Lab 7: Neural Networks

Lab 7: Neural Networks
Due March 27 by midnight

Part 1: Neural Network Implementation

Your task is to implement a small neural network with sigmoid activation functions, trained by backpropagation. This will require implementing three functions for sigmoid neurons:

compute_activation: weighted sum of inputs passed through a sigmoid function
compute_output_deltas: (output)(1 - output)(target - output)
compute_hidden_deltas: (output)(1 - output)(weighted sum of next-layer deltas)
update_weights: weight += (learning_rate)(delta)(input activation)

The first three functions store their results in the node's self.activation and self.delta fields. update_weights changes the weights of the edges stored in self.in_edges.

The Network class is already set up to initialize a neural network with input, bias, and sigmoid nodes. You must implement the following functions for the neural network

predict: computes the network's output for a given input.
backpropagation: updates the network's weights using the error between the most recent output and the target.
train: calls predict then backpropagation on each example in the (shuffled) training set until convergence or max epochs.
test: computes the fraction of inputs for which the output matches the target.

Much more detail on all of these functions can be found in the comments in neural_net.py. The main function sets up a network with a single two-neuron hidden layer and trains it to represent the function XOR. Unit tests for many of the functions and an additional example data set will be available soon.

Part 2: Keras for MNIST

For this part of the lab, you will be classifying images from the MNIST handwritten digit data set. Each input is a 28x28 array of integers between 0 and 255 representing grayscale images. The corresponding labels are digits 0–9.

To run the Jupyter notebooks, you first need to activate the virual environment:

. ~bryce/public/cs63/cs63s17/bin/activate

You can deactivate the virtual environment at any time with the command deactivate. To start up Jupyter, you should first navigate to your lab directory, then run:

jupyter notebook --browser=firefox

The starting point notebooks demonstrate setting up the inputs for training a neural network using the Keras library. In the first, the network is set up with parameters that should be familiar from lecture and part 1:

sigmoid activation functions
a single densely-connected hidden layer
minimizing squared error
updating weights with stochastic gradient descent

With these parameters, the network achieves only ~60% accuracy on the test set. The second notebook demonstrates a number of possible variations on these parameters:

ReLU and softmax activation functions
multiple convolutional hidden layers
categorical crossentropy loss function
RMSprop optimizer

With these settings, accuracy of almost 90% should already be possible. Your task is to find parameters that result in better than 97% test set accuracy on the MNIST data set. You should consider varying some or all of the following parameters:

activation functions
alternative layer structures, especially convolutional and dropout
optimizers, including varying parameters like momentum
loss functions, especially categorical ones
You can also vary the number and size of layers, and for convolutional layers, you have many options for their layout.
You should not rely purely on training for additional epochs. Increasing training time is acceptable, but should not be the main thing you vary.

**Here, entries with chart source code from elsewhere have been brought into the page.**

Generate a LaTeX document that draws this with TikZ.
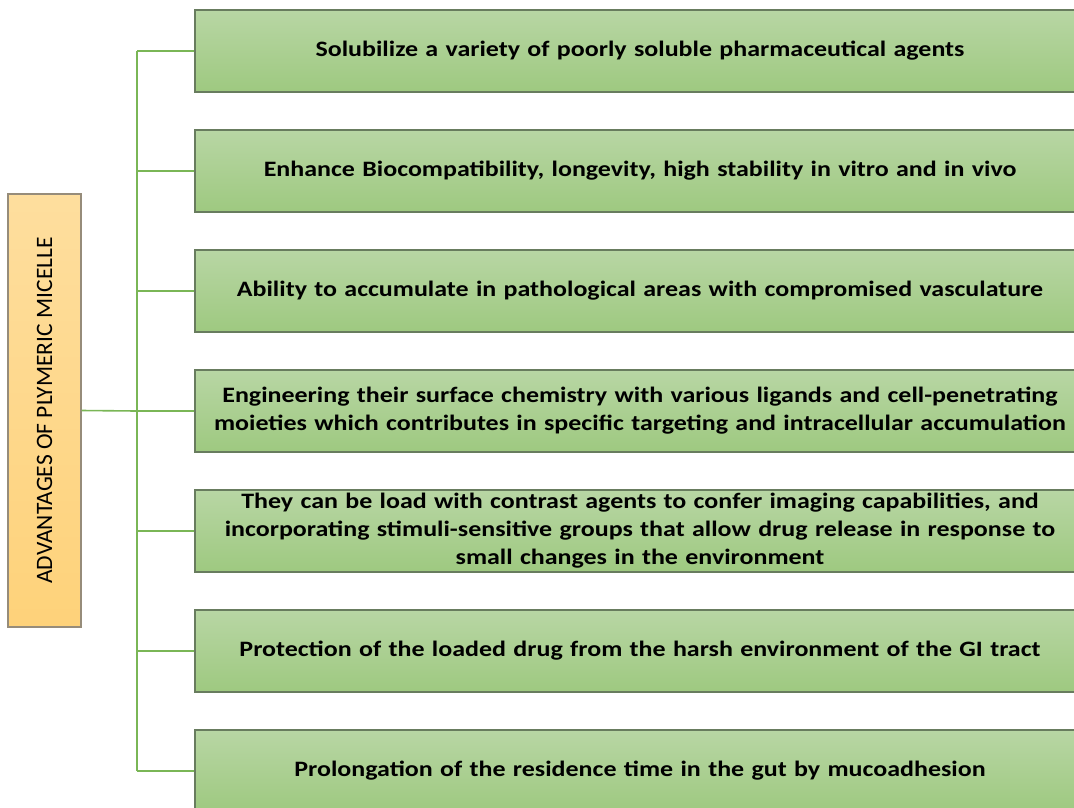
\documentclass[tikz,border=0pt]{standalone}
\usepackage{fontspec}
\setmainfont{Carlito}[FakeStretch=1.18]
\newfontfamily\titrefont{Carlito}

\definecolor{vertclair}{RGB}{184,214,164}
\definecolor{vertfonce}{RGB}{158,201,128}
\definecolor{bordvert}{RGB}{104,124,94}
\definecolor{orclair}{RGB}{254,222,158}
\definecolor{orfonce}{RGB}{254,210,122}
\definecolor{bordor}{RGB}{150,140,122}
\definecolor{lienvert}{RGB}{122,182,86}

\begin{document}
\begin{tikzpicture}[x=1pt,y=-1pt,
  avantage/.style={draw=bordvert, line width=1.2pt, top color=vertclair, bottom color=vertfonce,
    minimum width=890pt, minimum height=82pt, text width=880pt, align=center, inner sep=0pt,
    font=\bfseries\fontsize{22}{28}\selectfont},
  lien/.style={draw=lienvert, line width=1.6pt}]

\clip (0,0) rectangle (1074,807);

% Boite de gauche
\node[draw=bordor, line width=1.2pt, top color=orclair, bottom color=orfonce,
  minimum width=73pt, minimum height=433pt, inner sep=0pt,
  font=\titrefont\fontsize{23.5}{26}\selectfont] (titre) at (44.5,410.5)
  {\rotatebox{90}{ADVANTAGES OF PLYMERIC MICELLE}};

% Les avantages
\node[avantage] (a1) at (640,51) {Solubilize a variety of poorly soluble pharmaceutical agents};
\node[avantage] (a2) at (640,171) {Enhance Biocompatibility, longevity, high stability in vitro and in vivo};
\node[avantage] (a3) at (640,291) {Ability to accumulate in pathological areas with compromised vasculature};
\node[avantage] (a4) at (640,411) {Engineering their surface chemistry with various ligands and cell-penetrating\\ moieties which contributes in specific targeting and intracellular accumulation};
\node[avantage] (a5) at (640,531) {They can be load with contrast agents to confer imaging capabilities, and\\ incorporating stimuli-sensitive groups that allow drug release in response to\\ small changes in the environment};
\node[avantage] (a6) at (640,651) {Protection of the loaded drug from the harsh environment of the GI tract};
\node[avantage] (a7) at (640,771) {Prolongation of the residence time in the gut by mucoadhesion};

% Les liens
\coordinate (tronc) at (137,411);
\draw[lien] (titre.east) -- (tronc);
\draw[lien] (tronc |- a1.west) -- (tronc |- a7.west);
\foreach \i in {1,...,7}
  \draw[lien] (tronc |- a\i.west) -- (a\i.west);

\end{tikzpicture}
\end{document}
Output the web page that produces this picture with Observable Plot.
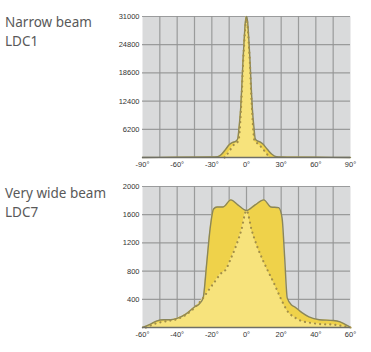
<!DOCTYPE html>
<html>
<head>
<meta charset="utf-8">
<script src="https://cdn.jsdelivr.net/npm/d3@7"></script>
<script src="https://cdn.jsdelivr.net/npm/@observablehq/plot@0.6"></script>
<style>
  html, body { margin: 0; padding: 0; background: #fff; }
  #wrap { position: relative; width: 371px; height: 352px; overflow: hidden; font-family: "Noto Sans", "Open Sans", sans-serif; }
  .title { position: absolute; left: 5px; font-size: 13.5px; line-height: 19px; color: #595959; }
  .chart { position: absolute; left: 0; }
  .chart svg { display: block; }
</style>
</head>
<body>
<div id="wrap">
  <div class="title" id="t1" style="top:13px"></div>
  <div class="title" id="t2" style="top:184px"></div>
  <div class="chart" id="c1" style="top:0px"></div>
  <div class="chart" id="c2" style="top:176px"></div>
</div>
<script>
// ---- Data ----
const titles1 = ["Narrow beam", "LDC1"];
const titles2 = ["Very wide beam", "LDC7"];

// Chart 1: narrow beam (LDC1)
const narrowSolidAngles = [-90, -60, -30, -25, -22, -18, -15, -12, -9, -7.5, -6.5, -5, -4, -3, -2, -1, 0, 1, 2, 3, 4, 5, 6.5, 7.5, 9, 12, 14, 18, 22, 26, 30, 60, 90];
const narrowSolidValues = [0, 60, 120, 180, 600, 1800, 2800, 3300, 3600, 4200, 6500, 11000, 16000, 21500, 26000, 29800, 31000, 29800, 26000, 21500, 16000, 11000, 6500, 4200, 3700, 3400, 3000, 1800, 700, 150, 100, 60, 0];
const narrowDotAngles = [-19, -15, -12, -9, -7, -6, -5, -4, -3, -2, -1, 0, 1, 2, 3, 4, 5, 6, 7, 9, 12, 16, 20];
const narrowDotValues = [0, 1300, 2500, 3200, 3600, 5600, 9500, 14500, 20500, 25000, 28800, 30500, 28800, 25000, 20500, 14500, 9500, 5600, 3600, 3200, 2500, 1300, 0];
const narrowXTicks = [-90, -60, -30, 0, 30, 60, 90];
const narrowXGrid = [-75, -60, -45, -30, -15, 0, 15, 30, 45, 60, 75];
const narrowYTicks = [6200, 12400, 18600, 24800, 31000];

// Chart 2: very wide beam (LDC7)
const wideSolidAngles = [-60, -56, -52, -48, -44, -40, -35, -30, -27, -25, -23, -21, -19, -17, -13.5, -9, -5, 0, 5, 10, 14, 18.5, 20.5, 22, 23.5, 26, 28, 32, 36, 42, 50, 54, 58, 60];
const wideSolidValues = [0, 40, 90, 110, 110, 130, 190, 290, 340, 420, 900, 1400, 1680, 1710, 1710, 1810, 1740, 1660, 1740, 1810, 1710, 1700, 1560, 1000, 420, 320, 290, 210, 150, 110, 100, 80, 30, 0];
const wideDotAngles = [-58, -52, -46, -40, -35, -30, -25, -21, -18, -15, -12, -9, -6, -3, 0, 3, 6, 9, 12, 16, 20, 24, 28, 32, 36, 42, 50, 56, 60];
const wideDotValues = [0, 60, 90, 120, 180, 280, 420, 560, 660, 760, 820, 980, 1160, 1380, 1660, 1380, 1160, 980, 820, 620, 400, 220, 140, 90, 70, 50, 40, 20, 0];
const wideXTicks = [-60, -40, -20, 0, 20, 40, 60];
const wideXGrid = [-50, -40, -30, -20, -10, 0, 10, 20, 30, 40, 50];
const wideYTicks = [400, 800, 1200, 1600, 2000];

// ---- Styles ----
const bg = "#d9dadb";
const gridColor = "#929394";
const outerFill = "#efd24a";
const innerFill = "#f7e37c";
const outline = "#8a865a";
const dotColor = "#a38f48";

function makeChart(cfg) {
  const solid = cfg.sa.map((a, i) => ({a, v: cfg.sv[i]}));
  const dots = cfg.da.map((a, i) => ({a, v: cfg.dv[i]}));
  return Plot.plot({
    width: 371,
    height: 176,
    marginLeft: 142,
    marginRight: 21,
    marginTop: cfg.mt,
    marginBottom: cfg.mb,
    style: {fontFamily: "'Liberation Sans', Arial, sans-serif", fontSize: "7.5px", color: "#333", background: "transparent"},
    x: {domain: cfg.xd, ticks: cfg.xt, tickSize: 0, tickPadding: 4, tickFormat: d => d + "°", label: null},
    y: {domain: cfg.yd, ticks: cfg.yt, tickSize: 0, tickPadding: 3, tickFormat: d => String(d), label: null},
    marks: [
      Plot.frame({fill: bg, stroke: null}),
      Plot.ruleX(cfg.xg, {stroke: gridColor, strokeWidth: 1.2, strokeOpacity: 0.9}),
      Plot.ruleY(cfg.yt, {stroke: gridColor, strokeWidth: 1.2, strokeOpacity: 0.9}),
      Plot.areaY(solid, {x: "a", y: "v", fill: outerFill, curve: "monotone-x"}),
      Plot.areaY(dots, {x: "a", y: "v", fill: innerFill, curve: "monotone-x"}),
      Plot.lineY(solid, {x: "a", y: "v", stroke: outline, strokeWidth: 1.4, curve: "monotone-x"}),
      Plot.lineY(dots, {x: "a", y: "v", stroke: dotColor, strokeWidth: 2.2, strokeDasharray: "0.1,5", strokeLinecap: "round", curve: "monotone-x"}),
      Plot.ruleY([0], {stroke: "#6f6f66", strokeWidth: 1.5})
    ]
  });
}

document.getElementById("t1").innerHTML = titles1.join("<br>");
document.getElementById("t2").innerHTML = titles2.join("<br>");

document.getElementById("c1").appendChild(makeChart({
  sa: narrowSolidAngles, sv: narrowSolidValues, da: narrowDotAngles, dv: narrowDotValues,
  xd: [-90, 90], xt: narrowXTicks, xg: narrowXGrid, yd: [0, 31000], yt: narrowYTicks,
  mt: 16, mb: 19
}));
document.getElementById("c2").appendChild(makeChart({
  sa: wideSolidAngles, sv: wideSolidValues, da: wideDotAngles, dv: wideDotValues,
  xd: [-60, 60], xt: wideXTicks, xg: wideXGrid, yd: [0, 2000], yt: wideYTicks,
  mt: 10, mb: 25
}));
</script>
</body>
</html>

If trial-and-error doesn't get you to 97% accuracy, you should try searching for what others have done. Training neural networks on the MNIST data set is common enough that you should be able to find lots of relevant google results. In addition, Wednesday's reading mentions three different papers that achieved over 98% accuracy on MNIST, and Friday's reading links to another.

Writeup

You have been provided with a latex document called nn.tex, where you have two sections to complete. In the first section, you should fill in the weights found by your neural network from part 1, using a non-zero random_seed of your choosing (for which learning converges). You should then explain the weights that the neural network learned and how the network is computing XOR. In particular, you should be able to recognize a specific Boolean function (a.k.a. logic gate) corresponding to each hidden/output node.

In the second section, you will describe the parameters you found that achieved over 97% accuracy on the MNIST handwritten digit classification task. You should describe how you came up with them or cite where you found them. Then you should explain what features of the parameters you found make them more successful than the defaults that we started with. Be sure that your descriptions are sufficiently detailed that we can re-create your network and reproduce your results.

You can edit the nn.tex file with any text editor, such as gvim. There's lots of great help available on line for latex; just google "latex topic" to find lots of tutorials and stack exchange posts. To compile your latex document into a pdf, run the following command:

pdflatex nn.tex

You can then open the pdf from the command line with gnome-open or, of course, by double clicking its icon. Feel free to use services like sharelatex to edit your latex file.

Submitting

You should submit the files neural_net.py and nn.tex. As usual, use git add, git commit and git push before the deadline to submit your work.